The Russian state-controlled energy company Gazprom wants to be known in Europe as a serious business partner capable of providing a stable supply of gas.
But back home in Russia, the gas giant plays a different role.
Here, Gazprom owns the nationwide network NTV, which conducts systematic media attacks on diplomats representing the European countries, alongside Russian civil society activists.
Smear documentary
A smear documentary broadcast by NTV on 8 November manipulated Russian audiences to see conspiracies against their country in contacts between foreign diplomats and Russian civil society activists.
The report centered around an event in Moscow, which NTV tried to give an air of secrecy by incorrectly calling it “unannounced”.
International programmes allowing Russian journalists and activists to study abroad were presented as initiatives for “Western influence agents” promoting “anti-Russian” activities aiming a “destabilising Russia”.
Russian human rights defenders were accused by NTV of betraying their country; European and American diplomats were presented as their “curators”.
Footage from inside the event was mixed with footage showing diplomats leaving it and being aggressively approached by NTV employees.
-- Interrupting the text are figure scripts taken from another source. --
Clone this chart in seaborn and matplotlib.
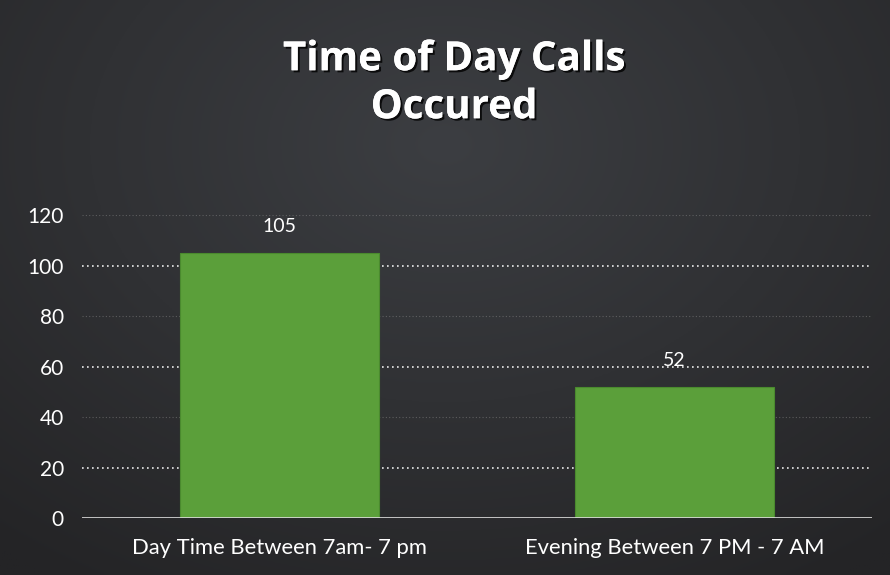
import pandas as pd
import numpy as np
import matplotlib.pyplot as plt
import matplotlib.patheffects as pe
import seaborn as sns

# data
categories = ['Day Time Between 7am- 7 pm', 'Evening Between 7 PM - 7 AM']
calls = [105, 52]
y_ticks = [0, 20, 40, 60, 80, 100, 120]

df = pd.DataFrame({'period': categories, 'calls': calls})

sns.set_style('dark')
plt.rcParams['font.family'] = ['Lato', 'DejaVu Sans']

bg = '#2d2e31'
fig = plt.figure(figsize=(8.9, 5.75), dpi=100, facecolor=bg)

# soft radial background glow, lighter near the top centre
bg_ax = fig.add_axes([0, 0, 1, 1], zorder=-10)
yy, xx = np.mgrid[0:1:200j, 0:1:300j]
r = np.sqrt(((xx - 0.5) / 0.8) ** 2 + ((yy - 0.25) / 0.9) ** 2)
shade = np.clip(1 - r, 0, 1)
c0 = np.array([0x24, 0x24, 0x26]) / 255
c1 = np.array([0x3c, 0x3e, 0x42]) / 255
img = c0 + (c1 - c0) * shade[..., None]
bg_ax.imshow(img, aspect='auto', extent=[0, 1, 0, 1], origin='upper')
bg_ax.axis('off')

ax = fig.add_axes([0.092, 0.099, 0.888, 0.527])
ax.patch.set_alpha(0)

sns.barplot(data=df, x='period', y='calls', color='#5b9f3a', width=0.505,
            edgecolor='#4a8a2e', linewidth=0.8, saturation=1, ax=ax, zorder=3)

# dotted gridlines (brighter ones at 20/60/100 like the scan)
for t in y_ticks[1:]:
    bright = t in (20, 60, 100)
    ax.axhline(t, color='white' if bright else '#8a8a8a', linestyle=(0, (1, 2)),
               linewidth=1.2 if bright else 0.8, alpha=0.9 if bright else 0.5, zorder=1)
ax.axhline(0, color='#dddddd', linewidth=1.2, zorder=4)

ax.set_ylim(0, 120)
ax.set_xlim(-0.5, 1.5)
ax.set_yticks(y_ticks)
ax.tick_params(axis='both', colors='white', labelsize=15, length=0)
ax.tick_params(axis='x', labelsize=15.8, pad=14)
ax.tick_params(axis='y', pad=13)
ax.set_xlabel('')
ax.set_ylabel('')
ax.grid(False)
for s in ax.spines.values():
    s.set_visible(False)

for i, v in enumerate(calls):
    ax.text(i, v + 7, str(v), ha='center', va='bottom', color='white', fontsize=14, zorder=5)

# title with a soft shadow
shadow = [pe.withSimplePatchShadow(offset=(1.5, -1.5), shadow_rgbFace='black', alpha=0.8),
          pe.Normal()]
fig.text(0.51, 0.93, 'Time of Day Calls\nOccured', ha='center', va='top',
         color='white', fontsize=29, fontweight='bold', linespacing=1.3,
         family=['Open Sans', 'DejaVu Sans'], path_effects=shadow)

fig.savefig('out.png', dpi=100, facecolor=bg)
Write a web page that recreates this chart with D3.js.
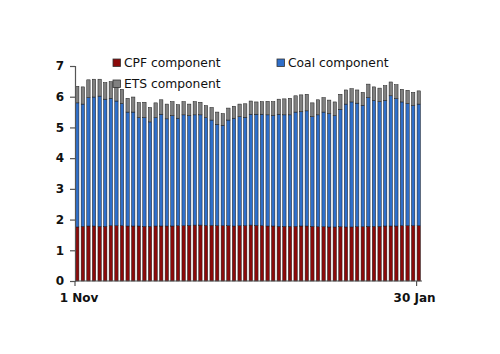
<!DOCTYPE html>
<html>
<head>
<meta charset="utf-8">
<script src="https://cdn.jsdelivr.net/npm/d3@7"></script>
<style>
  body { margin: 0; background: #fff; }
  svg { display: block; font-family: "DejaVu Sans", Verdana, sans-serif; }
</style>
</head>
<body>
<svg id="chart"></svg>
<script>
// trading days, 1 Nov to 30 Jan
var days = [
  "1 Nov","2 Nov","5 Nov","6 Nov","7 Nov","8 Nov","9 Nov","12 Nov","13 Nov","14 Nov",
  "15 Nov","16 Nov","19 Nov","20 Nov","21 Nov","22 Nov","23 Nov","26 Nov","27 Nov","28 Nov",
  "29 Nov","30 Nov","3 Dec","4 Dec","5 Dec","6 Dec","7 Dec","10 Dec","11 Dec","12 Dec",
  "13 Dec","14 Dec","17 Dec","18 Dec","19 Dec","20 Dec","21 Dec","24 Dec","27 Dec","28 Dec",
  "31 Dec","2 Jan","3 Jan","4 Jan","7 Jan","8 Jan","9 Jan","10 Jan","11 Jan","14 Jan",
  "15 Jan","16 Jan","17 Jan","18 Jan","21 Jan","22 Jan","23 Jan","24 Jan","25 Jan","28 Jan",
  "29 Jan","30 Jan"
];

var cpf = [
  1.76,1.78,1.79,1.79,1.78,1.78,1.80,1.80,1.80,1.79,
  1.79,1.79,1.78,1.78,1.79,1.79,1.79,1.79,1.80,1.80,
  1.81,1.82,1.82,1.81,1.81,1.80,1.80,1.80,1.79,1.80,
  1.80,1.82,1.81,1.80,1.79,1.79,1.78,1.78,1.78,1.78,
  1.79,1.79,1.78,1.77,1.77,1.76,1.76,1.77,1.76,1.76,
  1.77,1.77,1.78,1.78,1.78,1.79,1.79,1.79,1.80,1.80,
  1.80,1.80
];

// top of the coal segment (cpf + coal)
var coalTop = [
  5.80,5.76,5.97,5.99,6.02,5.92,5.95,5.86,5.78,5.50,
  5.50,5.32,5.32,5.18,5.32,5.43,5.28,5.38,5.30,5.41,
  5.38,5.41,5.41,5.32,5.24,5.10,5.07,5.24,5.30,5.35,
  5.33,5.43,5.43,5.43,5.41,5.39,5.43,5.41,5.41,5.50,
  5.51,5.54,5.35,5.41,5.50,5.45,5.38,5.59,5.76,5.83,
  5.79,5.72,5.97,5.88,5.84,5.88,6.03,5.94,5.83,5.78,
  5.71,5.76
];

// top of the whole bar
var total = [
  6.34,6.32,6.55,6.57,6.57,6.46,6.49,6.37,6.24,5.95,
  5.99,5.81,5.82,5.65,5.80,5.90,5.76,5.84,5.74,5.84,
  5.76,5.84,5.82,5.71,5.65,5.50,5.45,5.63,5.69,5.76,
  5.77,5.86,5.83,5.84,5.85,5.84,5.92,5.93,5.95,6.03,
  6.06,6.08,5.80,5.90,5.97,5.89,5.83,6.08,6.22,6.26,
  6.22,6.14,6.41,6.32,6.28,6.36,6.48,6.39,6.24,6.21,
  6.14,6.19
];

var seriesNames = ["CPF component", "Coal component", "ETS component"];
var colors = ["#8b0a0a", "#2f6fca", "#808080"];
var yTicks = [0, 1, 2, 3, 4, 5, 6, 7];
var xTickLabels = ["1 Nov", "30 Jan"];

var width = 500, height = 354;
var svg = d3.select("#chart")
    .attr("width", width)
    .attr("height", height);

var x = d3.scaleBand()
    .domain(days)
    .range([75, 421])
    .paddingInner(0.4)
    .paddingOuter(0.1);

var y = d3.scaleLinear()
    .domain([0, 7])
    .range([281, 66]);

// stacked segments: [bottom, top, colour index]
var rows = days.map(function(d, i) {
    return { day: d, segs: [[0, cpf[i], 0], [cpf[i], coalTop[i], 1], [coalTop[i], total[i], 2]] };
});

var bars = svg.append("g").selectAll("g")
    .data(rows)
    .enter().append("g");

bars.selectAll("rect")
    .data(function(r) { return r.segs.map(function(s) { return { day: r.day, s: s }; }); })
    .enter().append("rect")
    .attr("x", function(d) { return x(d.day); })
    .attr("width", x.bandwidth())
    .attr("y", function(d) { return y(d.s[1]); })
    .attr("height", function(d) { return y(d.s[0]) - y(d.s[1]); })
    .style("fill", function(d) { return colors[d.s[2]]; })
    .style("stroke", "#1a1a1a")
    .style("stroke-width", 0.5);

// y axis
var yAxis = svg.append("g")
    .attr("transform", "translate(75,0)")
    .call(d3.axisLeft(y).tickValues(yTicks).tickSize(5).tickPadding(6).tickFormat(d3.format("d")));

// x axis, ticks at the left edge of first and last bar
var xPos = function(d) { return x(d) - 0.5; };
var xAxis = svg.append("g").attr("class", "x-axis");
xAxis.append("line")
    .attr("x1", 75).attr("x2", 422)
    .attr("y1", 281).attr("y2", 281);
xAxis.selectAll(".tk")
    .data(xTickLabels)
    .enter().append("line")
    .attr("class", "tk")
    .attr("x1", function(d) { return d === "1 Nov" ? 75 : xPos(d); })
    .attr("x2", function(d) { return d === "1 Nov" ? 75 : xPos(d); })
    .attr("y1", 281).attr("y2", 286);
xAxis.selectAll("text")
    .data(xTickLabels)
    .enter().append("text")
    .attr("x", function(d) { return d === "1 Nov" ? 79 : xPos(d) - 2; })
    .attr("y", 302)
    .style("text-anchor", "middle")
    .style("font-size", "12px")
    .style("font-weight", "bold")
    .style("fill", "#111")
    .text(function(d) { return d; });

svg.selectAll(".domain, .tick line, .x-axis line")
    .style("stroke", "#555")
    .style("stroke-width", 1.2);
yAxis.selectAll("text")
    .style("font-size", "12px")
    .style("font-weight", "bold")
    .style("font-family", "DejaVu Sans")
    .style("fill", "#111");

// legend
var legendPos = [[113, 59], [277, 59], [113, 80]];
var legend = svg.selectAll(".legend")
    .data(seriesNames)
    .enter().append("g")
    .attr("class", "legend")
    .attr("transform", function(d, i) { return "translate(" + legendPos[i][0] + "," + legendPos[i][1] + ")"; });

legend.append("rect")
    .attr("width", 7.5)
    .attr("height", 7.5)
    .style("fill", function(d, i) { return colors[i]; })
    .style("stroke", "#333")
    .style("stroke-width", 0.8);

legend.append("text")
    .attr("x", 11)
    .attr("y", 8)
    .style("font-size", "12.3px")
    .style("fill", "#111")
    .text(function(d) { return d; });
</script>
</body>
</html>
The authors of the reportage also mentioned the countries of origin and the names of individual diplomats.
An emblem of manipulations
NTV has become an emblem of such manipulative media attacks.
In January 2018, the channel conducted a similar attack on European and US diplomats and Russian human rights defenders with use of misleading information.
NTV has conducted covert operations in order to obtain video and audio recordings and expose named individuals at closed meetings as well as in private, in some cases even in intimate situations.
NTV’s manipulations of Russian audiences have even gone as far as to hiring an actor to pretend to be a citizen in a news report.
Gazprom’s TV channel is also on the radar of the UK’s broadcasting watchdog, Ofcom, which earlier this year found NTV in “serious failure of compliance with impartiality rules”.
Doing dirty jobs for the Kremlin
Gazprom’s willingness to do dirty media jobs for the Kremlin became particularly evident in 2012. In a production which is now seen as classical for its ruthlessness, “The Anatomy of Protest”, the targets of manipulations and secret recordings were Russian opposition activists.
The direct tie between the Kremlin and NTV’s editorial line is well known: Russian journalists have described how NTV executives attend weekly meetings, during which the Kremlin hands out instructions for the media narrative.
NTV does not shy away from having a correspondent permanently working in Brussels with a press accreditation at the EU institutions.